フジテレビ港社長会見と社外取締役に求められる「型破りなアクション」【遠藤元一弁護士の「ガバナンス&ロー」#10】
南海トラフ地震に備える「型破りなアクション」からの視点
話は、1月19日のNHK総合テレビの「明日を守るナビ」という番組へと変わる。
この番組は、南海トラフ巨大地震の可能性が指摘される中、震災の経験を未来につなぎ、一人でも多くの命を守るためにテレビ局に何が出来るのかを、阪神淡路大震災30年を節目に、NHK大阪放送局と関西の民放6局が連携して企画・制作されたものである。
クロスロード(正解のない難しい問題)に7局所属の若手アナウンサーたちが、それぞれイエスかノーを選択し、そのような判断をした理由を話してもらった上で、クロスロードの発案者である京都大学防災研究所の矢守克也教授が解説を加えてアプローチを深めていくという興味深い内容だった。
中でも「これは!」と思ったのは、「緊急地震情報が出た、震源は紀伊半島沖М8.0。(アナウンサー自身が)南海トラフ地震かもしれないと思った場合、『南海トラフ地震かもしれません。今すぐ逃げてください』と呼びかけるか」という設問に対する矢守教授の解説だった。
回答としてイエスの選択者が2人、ノーが5人だったが、矢守教授の解説は、本当に危険と思ったならば、マニュアルにはなくても強く呼びかけてもよいのでないか、緊急時に人を動かすのは、よい意味での「型破りなアクション」で、いつもと違う、よい意味での型破りなアクションをこれからも考えていきたいというものだった。
フジテレビに戻る。
スポンサーがCM中止を申し入れる事態が続き、広告主も、1月17日の記者会見は世間の納得を得られるものでないと判断していることが窺われる現状となっている。そんな時こそ、執行部門から独立した社外取締役が、取締役会に能動的に働きかけ、場合によっては、よい意味での型破りなアクションにより、不正の疑いに対して徹底した調査を働きかけ、自浄作用を促す機会とすべきではなかろうか。
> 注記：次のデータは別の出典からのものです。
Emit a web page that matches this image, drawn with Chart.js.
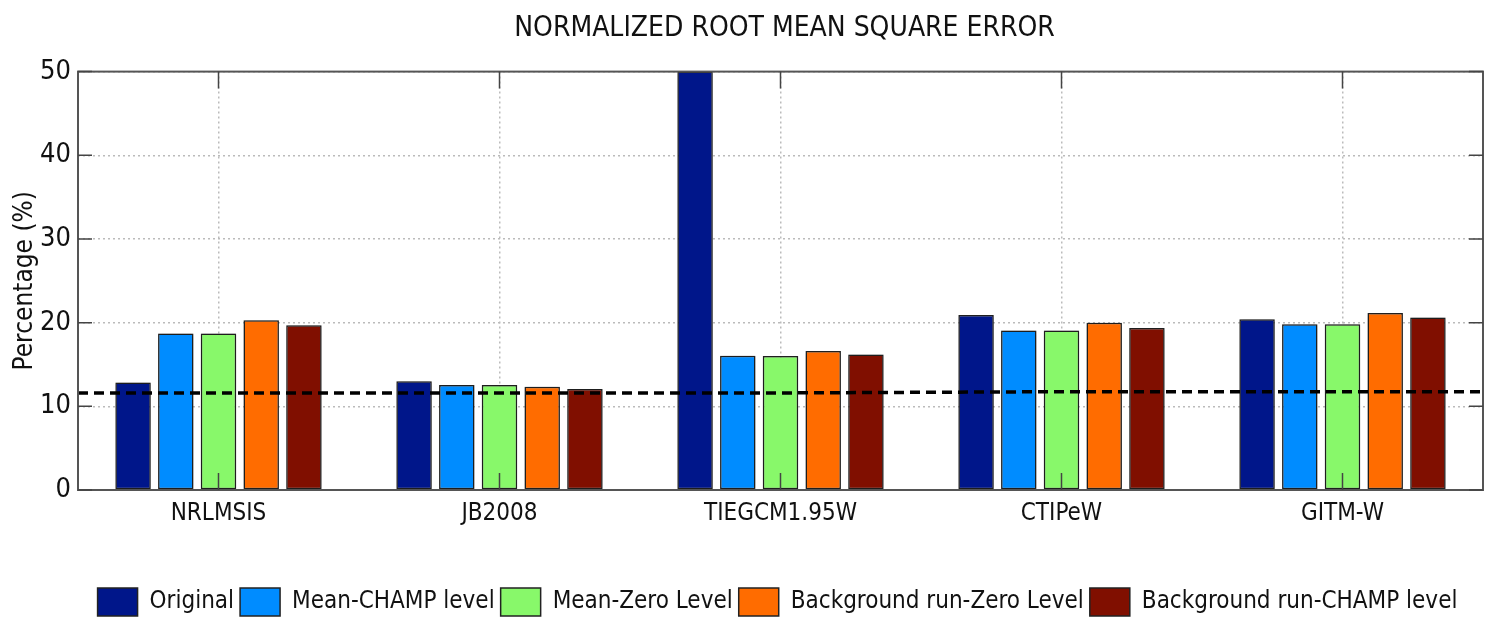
<!DOCTYPE html>
<html>
<head>
<meta charset="utf-8">
<title>NRMSE</title>
<script src="https://cdn.jsdelivr.net/npm/chart.js@4.4.0/dist/chart.umd.min.js"></script>
<style>
  html, body { margin: 0; padding: 0; background: #fff; }
  #wrap { width: 1493px; height: 621px; }
</style>
</head>
<body>
<div id="wrap"><canvas id="grafica"></canvas></div>
<script>
// datos
const modelos = ['NRLMSIS', 'JB2008', 'TIEGCM1.95W', 'CTIPeW', 'GITM-W'];
const original = [12.85, 13.0, 50, 20.9, 20.4];
const meanChamp = [18.7, 12.55, 16.05, 19.07, 19.8];
const meanZero = [18.7, 12.55, 16.0, 19.05, 19.8];
const bgZero = [20.3, 12.35, 16.6, 20.0, 21.15];
const bgChamp = [19.7, 12.07, 16.2, 19.35, 20.6];
// linea discontinua de referencia
const referencia = [11.6, 11.6, 11.6, 11.75, 11.75];
const yTicks = [0, 10, 20, 30, 40, 50];

const fuente = "'DejaVu Sans Condensed', 'Liberation Sans Narrow', 'Liberation Sans', sans-serif";

// mueve titulo y leyenda para centrarlos como en la figura original
const acomodar = {
    id: 'acomodar',
    afterLayout(chart) {
        const t = chart.titleBlock;
        t.left += 38; t.right += 38;
        t.top += 2; t.bottom += 2;
        const l = chart.legend;
        l.left += 31; l.right += 31;
        l.top += 5; l.bottom += 5;
    },
    // sombra gris alrededor de las barras
    beforeDatasetsDraw(chart) {
        const ctx = chart.ctx;
        ctx.save();
        ctx.shadowColor = 'rgba(0,0,0,0.35)';
        ctx.shadowBlur = 4;
        ctx.shadowOffsetX = 0;
        ctx.shadowOffsetY = 0;
    },
    afterDatasetsDraw(chart) {
        chart.ctx.restore();
    }
};

// marco del grafico, ticks hacia dentro y linea discontinua
const marco = {
    id: 'marco',
    afterDatasetsDraw(chart) {
        const ctx = chart.ctx;
        const a = chart.chartArea;
        const x = chart.scales.x;
        const y = chart.scales.y;
        ctx.save();
        // linea discontinua
        ctx.beginPath();
        ctx.strokeStyle = '#000';
        ctx.lineWidth = 3.5;
        ctx.setLineDash([10, 6]);
        ctx.moveTo(a.left, y.getPixelForValue(referencia[0]));
        for (let i = 0; i < referencia.length; i++) {
            ctx.lineTo(x.getPixelForValue(i), y.getPixelForValue(referencia[i]));
        }
        ctx.lineTo(a.right, y.getPixelForValue(referencia[referencia.length - 1]));
        ctx.stroke();
        ctx.setLineDash([]);
        // marco
        ctx.strokeStyle = '#555';
        ctx.lineWidth = 2;
        ctx.strokeRect(a.left, a.top, a.right - a.left, a.bottom - a.top);
        // ticks hacia dentro
        ctx.lineWidth = 1.5;
        ctx.strokeStyle = '#444';
        ctx.beginPath();
        yTicks.forEach(v => {
            const py = y.getPixelForValue(v);
            ctx.moveTo(a.left, py); ctx.lineTo(a.left + 14, py);
            ctx.moveTo(a.right, py); ctx.lineTo(a.right - 14, py);
        });
        for (let i = 0; i < modelos.length; i++) {
            const px = x.getPixelForValue(i);
            ctx.moveTo(px, a.top); ctx.lineTo(px, a.top + 17);
            ctx.moveTo(px, a.bottom); ctx.lineTo(px, a.bottom - 17);
        }
        ctx.stroke();
        ctx.restore();
    }
};

const serie = (label, data, color) => ({
    label: label,
    data: data,
    backgroundColor: color,
    borderColor: '#222',
    borderWidth: 1.5,
    borderSkipped: false,
    categoryPercentage: 0.76,
    barPercentage: 0.83
});

const $grafica = document.querySelector('#grafica');
new Chart($grafica, {
    type: 'bar',
    data: {
        labels: modelos,
        datasets: [
            serie('Original', original, '#00168a'),
            serie('Mean-CHAMP level', meanChamp, '#008cff'),
            serie('Mean-Zero Level', meanZero, '#88f86a'),
            serie('Background run-Zero Level', bgZero, '#ff6c00'),
            serie('Background run-CHAMP level', bgChamp, '#800f00')
        ]
    },
    options: {
        responsive: true,
        maintainAspectRatio: false,
        animation: false,
        layout: { padding: { left: 10, right: 10, top: 10, bottom: 0 } },
        plugins: {
            title: {
                display: true,
                text: 'NORMALIZED ROOT MEAN SQUARE ERROR',
                color: '#111',
                font: { family: fuente, size: 28, weight: 'normal' },
                padding: { top: 0, bottom: 28 }
            },
            legend: {
                position: 'bottom',
                labels: {
                    color: '#111',
                    boxWidth: 40,
                    boxHeight: 28,
                    padding: 6,
                    font: { family: fuente, size: 24 }
                }
            },
            tooltip: { enabled: false }
        },
        scales: {
            x: {
                grid: {
                    offset: false,
                    color: '#bbb',
                    lineWidth: 1.5,
                    drawTicks: false
                },
                border: { display: false, dash: [2, 3] },
                ticks: { color: '#111', padding: 9, font: { family: fuente, size: 24 } },
                afterFit(s) { s.height = 87; }
            },
            y: {
                min: 0,
                max: 50,
                afterBuildTicks(s) { s.ticks = yTicks.map(v => ({ value: v })); },
                grid: { color: '#bbb', lineWidth: 1.5, drawTicks: false },
                border: { display: false, dash: [2, 3] },
                ticks: { color: '#111', padding: 7, font: { family: fuente, size: 27 } },
                title: {
                    display: true,
                    text: 'Percentage (%)',
                    color: '#111',
                    font: { family: fuente, size: 26 },
                    padding: 0
                },
                afterFit(s) { s.width = 68; }
            }
        }
    },
    plugins: [acomodar, marco]
});
</script>
</body>
</html>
1月17日の社長の記者会見に危機感を抱いたフジテレビ、そしてフジHDの社外取締役が覚醒し、コーポレートガバナンス改善に向けて能動的な行動に踏み出すことを期待したい。
*
【追記】本稿校正中(1月21日)の夕方、フジHDの社外取締役が臨時取締役会の開催を求めるというニュースが入ってきた。同月17日の港社長の記者会見は不十分であり、23日に臨時取締役会を開催し、第三者委員会の設置を求める意向などというものだった。本稿では筆者も詳細には言及しないが、フジHDの社外取締役も時機に遅れてしまったとはいえ、動きだすようだ。
仮に第三者委が設置されるという結論となっても、独立性・中立性が確保された調査委員会によって、徹底した実態調査と真因(ルートコーズ)が明らかにされ、自浄作用を発揮できるか――。さらに注視したい。
なお、本稿は1月23日に配信予定だったが、事態の推移を見るに一刻も早く配信すべきと編集部と考え、1日前倒しにした。